Keeping Mid-Range Design Affordable

Lattice Semiconductor Corp. always has had a reputation for driving down the cost of both FPGA and CPLD design, but its two introductions on April 18 deserve special attention.  For the mid-range ECP3 family, Lattice launched a $99 Versa development kit that allows affordable use of an FPGA with DSP slices, configurable Serdes, and support for Gigabit Ethernet interfaces (http://www.latticesemi.com/corporate/newscenter/productnews/2011/r110418announceslowestcos.cfm).  The entry-level MachXO2, meanwhile, gets a new release of the free Diamond tool suite, Version 1.2, that includes support for the Lattice Mico8 open-source microcontroller (http://www.latticesemi.com/corporate/newscenter/productnews/2011/r110418designtoolsprovide.cfm).

Some sticklers for definition might say that the ECP3 Versa development kit is of more relevance for this blog’s readers, since the MachXO and MachXO2 are entry-level programmable devices that are scarcely FPGAs in a strict sense.  But I would put both of these introductions on an equal plane, because the free version of Diamond software can now be used to design application-specific 8-bit microcontrollers.  Even though standard 8-bit MCUs are priced well below a dollar in volume, the arrival of embedded MCUs in the FPGA/CPLD market, with low device prices and essentially free EDA tools, can change the table stakes for microcontroller realms.

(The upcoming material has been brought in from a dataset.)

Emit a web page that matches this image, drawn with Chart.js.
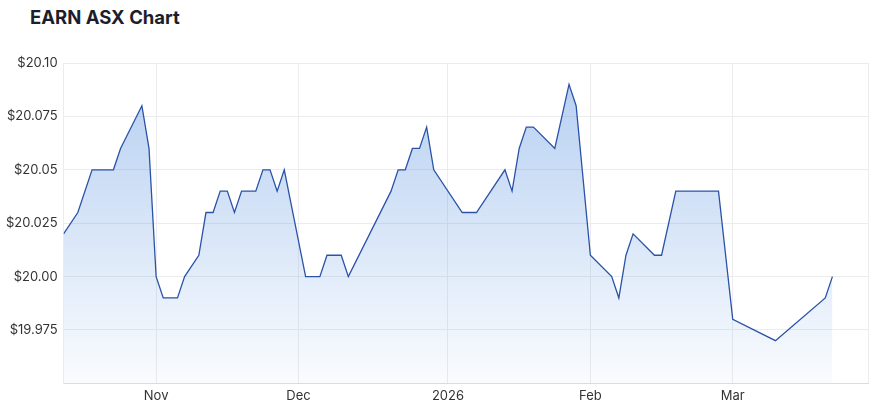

Make no mistake, Xilinx and Altera will continue to play in entry-level and mid-range domains, so Lattice will have to struggle, but at least the design-tool announcements of mid-April prove that the company is ready to play hardball with the big kids.  The Versa hardware kit and its associated IP Suite will be priced at $99 each, but this is a limited-time incentive, after which the Versa kit goes up to $299 and the IP Suite to $995. 

During the blue-light special, ECP3 users can get a $99 PCI Express board with dual Gigabit Ethernet interfaces, with device drivers for Windows and Linux, and demo tools that provide eye diagrams for the Serdes devices, and demonstrations for use in DDR3 memory and DSP applications.  The IP Suite includes all the defined cores resident on the Lattice IP Server – the cores can even be evaluated for free, then purchased on an annual node-locked license basis.

Meanwhile, Diamond EDA software users who are sticking with the MachXO and MachXO2 families can download the new release for free, and it now includes Lattice Mico8 for low-end microcontroller applications.  The microcontroller core is quite small, consuming as few as 200 lookup tables in its smallest instantiation.  The Diamond 1.2 release includes Synopsys’s Synplify Pro FPGA synthesis tool and Aldec’s Active-HDL simulator.  Now, if you want a full Diamond subscription license that includes support for ECP3 devices, you have to upgrade to the full version at $895 a year, but it still seems as though Lattice is taking some bold affordability steps on both FPGA and CPLD fronts.